What action is ASIC taking to enforce the ASIC Act in respect of the revelations to the Parliamentary Committee on Corporations and Financial Services that a solicitor for Commonwealth Bank made false representations to a Parliamentary Hearing about the disputed balance of a customer’s account?

Will the Minister explain the Government’s and ASIC policy on ASICs intervention in [some] cases and can he say whether ASIC leaves it to the customer to take private legal action even when ASIC is aware that a bank has engaged in false and misleading conduct.

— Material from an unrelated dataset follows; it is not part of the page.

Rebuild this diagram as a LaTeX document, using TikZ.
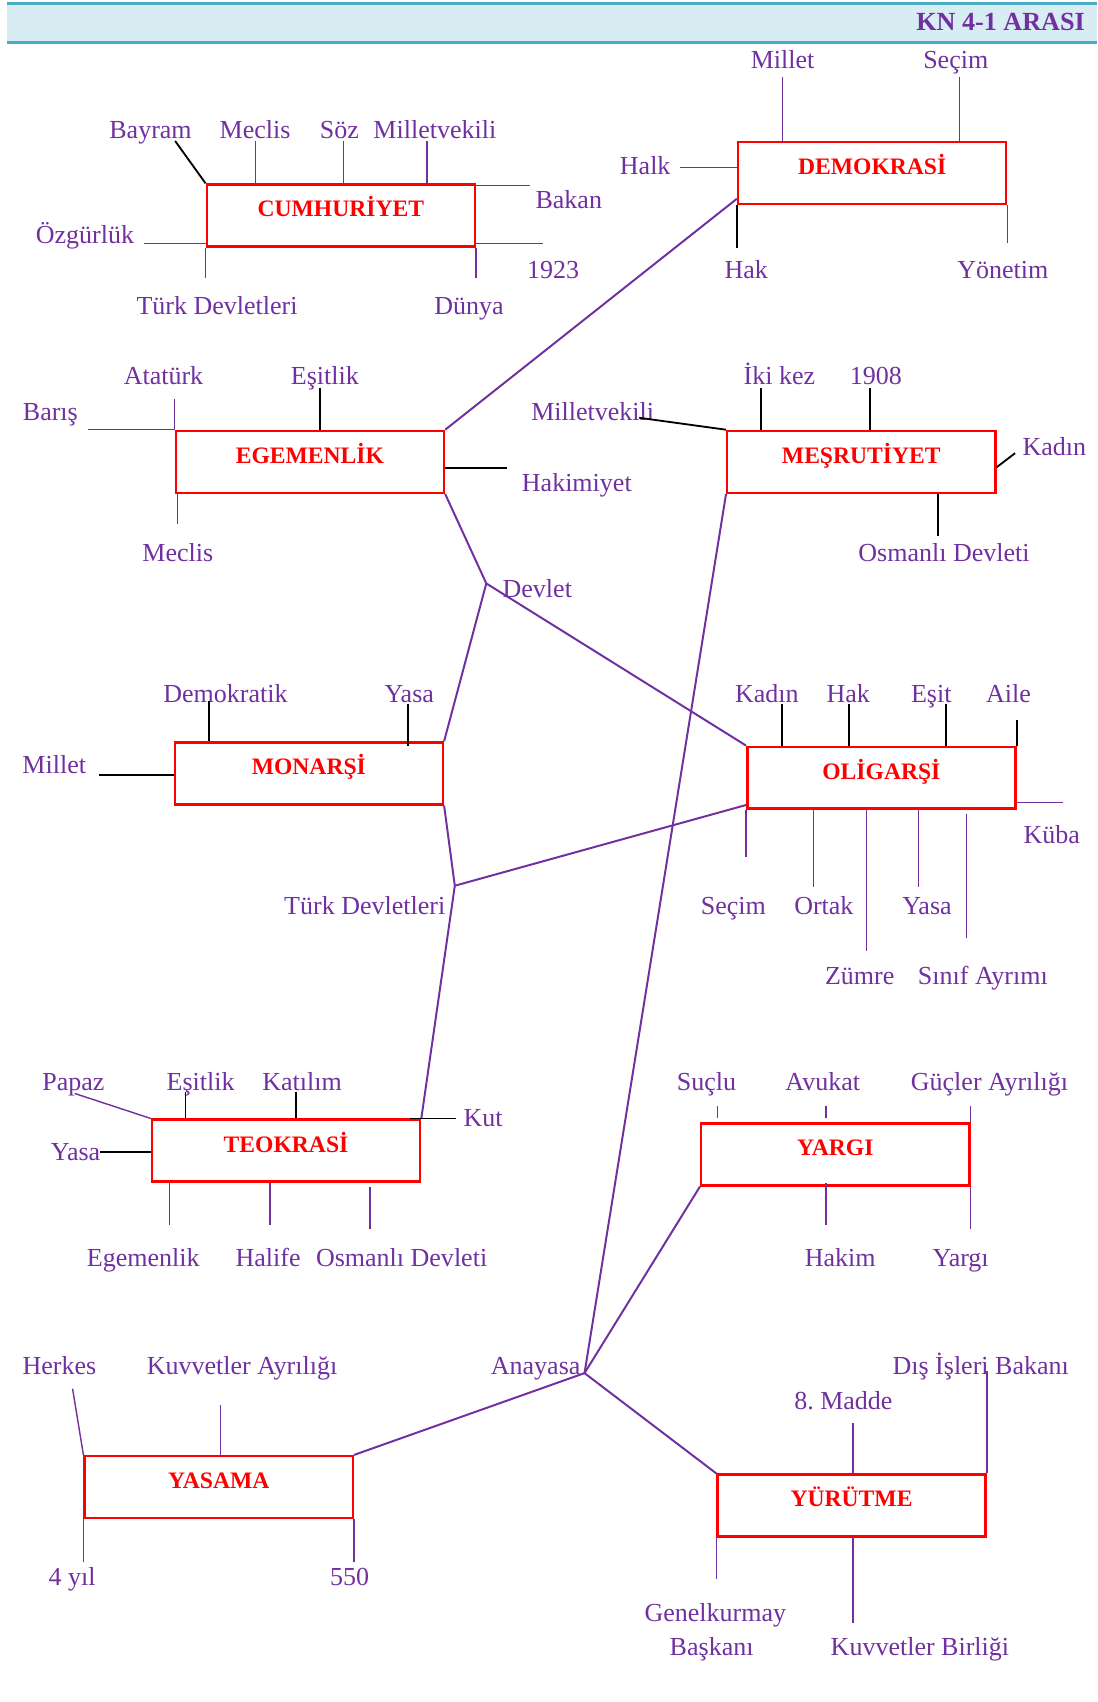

Can the Minister explain obligations banks have to act in accordance with their industry code and if a dispute arises whether the banks must offer dispute resolution to customers under the Code of Banking Practice before taking legal action?

Does ASIC have evidence banks have not been providing dispute resolution to their customers before taking legal action against them despite their obligation under the Code of Banking Practice to do so?

Why has ASIC not taken action against any bank for failing to adhere to the Code of Banking Practice for not providing dispute resolution to customers as banks are obliged to do under the code?

The response by ASIC was that relevant answers are unable to be provided.

Passing the Poison Chalice: Does it Stop

The Finding a Balance: Towards Fair Trading report stated the Commonwealth, States and Territories have legislative provisions capable of underpinning industry codes. This assumes self-regulation had failed and individuals and small business had other effective legal mechanisms to obtain justice if banks acted unlawfully, or bank directors breached Trade Practices legislation.

Governments, State and Federal, can provide an incentive for banks to employ non-litigious resolution with customers. In light of considerable resources at the disposal of these institutions, this is an unreasonable assumption. In this context, it is not surprising where a system of co-regulation becomes one of self-regulation, through default of government and regulators, consumers will be disadvantaged no matter how many additional legislative protections customers are afforded.